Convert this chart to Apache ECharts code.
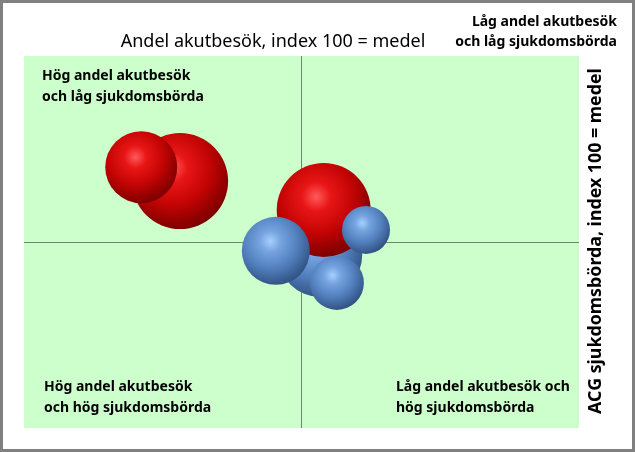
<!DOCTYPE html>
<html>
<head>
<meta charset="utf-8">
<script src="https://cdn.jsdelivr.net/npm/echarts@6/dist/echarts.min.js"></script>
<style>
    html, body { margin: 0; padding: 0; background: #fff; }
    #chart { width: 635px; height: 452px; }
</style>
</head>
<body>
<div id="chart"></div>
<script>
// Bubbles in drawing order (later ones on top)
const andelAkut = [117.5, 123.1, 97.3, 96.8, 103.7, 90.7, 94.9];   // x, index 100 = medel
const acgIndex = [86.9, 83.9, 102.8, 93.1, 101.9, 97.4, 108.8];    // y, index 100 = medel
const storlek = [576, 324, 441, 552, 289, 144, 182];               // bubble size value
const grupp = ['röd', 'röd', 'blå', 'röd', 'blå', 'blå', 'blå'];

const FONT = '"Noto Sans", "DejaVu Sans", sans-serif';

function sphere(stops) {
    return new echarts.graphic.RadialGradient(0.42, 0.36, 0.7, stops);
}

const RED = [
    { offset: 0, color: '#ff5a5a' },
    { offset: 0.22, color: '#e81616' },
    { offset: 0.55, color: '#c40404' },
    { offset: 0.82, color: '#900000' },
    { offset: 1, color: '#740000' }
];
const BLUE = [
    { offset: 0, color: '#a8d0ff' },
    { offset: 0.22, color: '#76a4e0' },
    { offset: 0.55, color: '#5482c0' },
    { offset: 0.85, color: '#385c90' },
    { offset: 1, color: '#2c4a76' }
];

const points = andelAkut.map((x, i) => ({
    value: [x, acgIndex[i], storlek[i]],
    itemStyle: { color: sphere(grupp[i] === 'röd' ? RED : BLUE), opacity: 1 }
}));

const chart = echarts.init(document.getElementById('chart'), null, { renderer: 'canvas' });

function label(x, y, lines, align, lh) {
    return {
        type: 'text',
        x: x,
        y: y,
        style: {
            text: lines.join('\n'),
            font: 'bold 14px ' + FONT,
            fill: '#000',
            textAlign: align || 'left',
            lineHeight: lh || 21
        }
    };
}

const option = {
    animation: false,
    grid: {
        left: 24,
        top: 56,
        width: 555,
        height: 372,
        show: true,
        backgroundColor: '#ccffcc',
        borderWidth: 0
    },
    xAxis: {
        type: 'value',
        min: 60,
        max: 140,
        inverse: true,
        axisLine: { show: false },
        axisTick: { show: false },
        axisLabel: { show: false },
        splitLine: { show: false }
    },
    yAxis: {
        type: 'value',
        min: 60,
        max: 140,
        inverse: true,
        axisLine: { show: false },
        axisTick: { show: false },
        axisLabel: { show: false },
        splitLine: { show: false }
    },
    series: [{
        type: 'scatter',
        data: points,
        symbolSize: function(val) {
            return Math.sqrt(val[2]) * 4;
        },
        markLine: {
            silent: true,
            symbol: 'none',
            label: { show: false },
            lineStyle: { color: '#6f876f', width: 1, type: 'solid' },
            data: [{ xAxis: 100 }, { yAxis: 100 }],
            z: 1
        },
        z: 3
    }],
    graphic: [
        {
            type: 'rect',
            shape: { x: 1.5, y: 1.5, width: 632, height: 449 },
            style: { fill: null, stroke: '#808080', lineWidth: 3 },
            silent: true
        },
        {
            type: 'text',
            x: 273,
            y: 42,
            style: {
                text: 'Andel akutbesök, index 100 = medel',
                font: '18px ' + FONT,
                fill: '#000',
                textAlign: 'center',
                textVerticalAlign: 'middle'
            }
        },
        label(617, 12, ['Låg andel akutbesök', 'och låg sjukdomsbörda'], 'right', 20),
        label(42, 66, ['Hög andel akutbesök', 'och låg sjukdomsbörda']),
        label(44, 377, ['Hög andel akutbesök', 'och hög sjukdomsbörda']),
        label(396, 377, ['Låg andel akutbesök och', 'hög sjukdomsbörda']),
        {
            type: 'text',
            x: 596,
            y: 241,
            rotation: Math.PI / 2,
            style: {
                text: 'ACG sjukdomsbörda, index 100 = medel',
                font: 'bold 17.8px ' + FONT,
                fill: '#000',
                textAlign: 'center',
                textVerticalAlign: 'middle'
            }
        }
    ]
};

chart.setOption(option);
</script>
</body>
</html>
#####
Without the pictures, retype the whole of the material above exactly.

Convert this chart to Apache ECharts code.
<!DOCTYPE html>
<html>
<head>
<meta charset="utf-8">
<script src="https://cdn.jsdelivr.net/npm/echarts@6/dist/echarts.min.js"></script>
<style>
    html, body { margin: 0; padding: 0; background: #fff; }
    #chart { width: 635px; height: 452px; }
</style>
</head>
<body>
<div id="chart"></div>
<script>
// Bubbles in drawing order (later ones on top)
const andelAkut = [117.5, 123.1, 97.3, 96.8, 103.7, 90.7, 94.9];   // x, index 100 = medel
const acgIndex = [86.9, 83.9, 102.8, 93.1, 101.9, 97.4, 108.8];    // y, index 100 = medel
const storlek = [576, 324, 441, 552, 289, 144, 182];               // bubble size value
const grupp = ['röd', 'röd', 'blå', 'röd', 'blå', 'blå', 'blå'];

const FONT = '"Noto Sans", "DejaVu Sans", sans-serif';

function sphere(stops) {
    return new echarts.graphic.RadialGradient(0.42, 0.36, 0.7, stops);
}

const RED = [
    { offset: 0, color: '#ff5a5a' },
    { offset: 0.22, color: '#e81616' },
    { offset: 0.55, color: '#c40404' },
    { offset: 0.82, color: '#900000' },
    { offset: 1, color: '#740000' }
];
const BLUE = [
    { offset: 0, color: '#a8d0ff' },
    { offset: 0.22, color: '#76a4e0' },
    { offset: 0.55, color: '#5482c0' },
    { offset: 0.85, color: '#385c90' },
    { offset: 1, color: '#2c4a76' }
];

const points = andelAkut.map((x, i) => ({
    value: [x, acgIndex[i], storlek[i]],
    itemStyle: { color: sphere(grupp[i] === 'röd' ? RED : BLUE), opacity: 1 }
}));

const chart = echarts.init(document.getElementById('chart'), null, { renderer: 'canvas' });

function label(x, y, lines, align, lh) {
    return {
        type: 'text',
        x: x,
        y: y,
        style: {
            text: lines.join('\n'),
            font: 'bold 14px ' + FONT,
            fill: '#000',
            textAlign: align || 'left',
            lineHeight: lh || 21
        }
    };
}

const option = {
    animation: false,
    grid: {
        left: 24,
        top: 56,
        width: 555,
        height: 372,
        show: true,
        backgroundColor: '#ccffcc',
        borderWidth: 0
    },
    xAxis: {
        type: 'value',
        min: 60,
        max: 140,
        inverse: true,
        axisLine: { show: false },
        axisTick: { show: false },
        axisLabel: { show: false },
        splitLine: { show: false }
    },
    yAxis: {
        type: 'value',
        min: 60,
        max: 140,
        inverse: true,
        axisLine: { show: false },
        axisTick: { show: false },
        axisLabel: { show: false },
        splitLine: { show: false }
    },
    series: [{
        type: 'scatter',
        data: points,
        symbolSize: function(val) {
            return Math.sqrt(val[2]) * 4;
        },
        markLine: {
            silent: true,
            symbol: 'none',
            label: { show: false },
            lineStyle: { color: '#6f876f', width: 1, type: 'solid' },
            data: [{ xAxis: 100 }, { yAxis: 100 }],
            z: 1
        },
        z: 3
    }],
    graphic: [
        {
            type: 'rect',
            shape: { x: 1.5, y: 1.5, width: 632, height: 449 },
            style: { fill: null, stroke: '#808080', lineWidth: 3 },
            silent: true
        },
        {
            type: 'text',
            x: 273,
            y: 42,
            style: {
                text: 'Andel akutbesök, index 100 = medel',
                font: '18px ' + FONT,
                fill: '#000',
                textAlign: 'center',
                textVerticalAlign: 'middle'
            }
        },
        label(617, 12, ['Låg andel akutbesök', 'och låg sjukdomsbörda'], 'right', 20),
        label(42, 66, ['Hög andel akutbesök', 'och låg sjukdomsbörda']),
        label(44, 377, ['Hög andel akutbesök', 'och hög sjukdomsbörda']),
        label(396, 377, ['Låg andel akutbesök och', 'hög sjukdomsbörda']),
        {
            type: 'text',
            x: 596,
            y: 241,
            rotation: Math.PI / 2,
            style: {
                text: 'ACG sjukdomsbörda, index 100 = medel',
                font: 'bold 17.8px ' + FONT,
                fill: '#000',
                textAlign: 'center',
                textVerticalAlign: 'middle'
            }
        }
    ]
};

chart.setOption(option);
</script>
</body>
</html>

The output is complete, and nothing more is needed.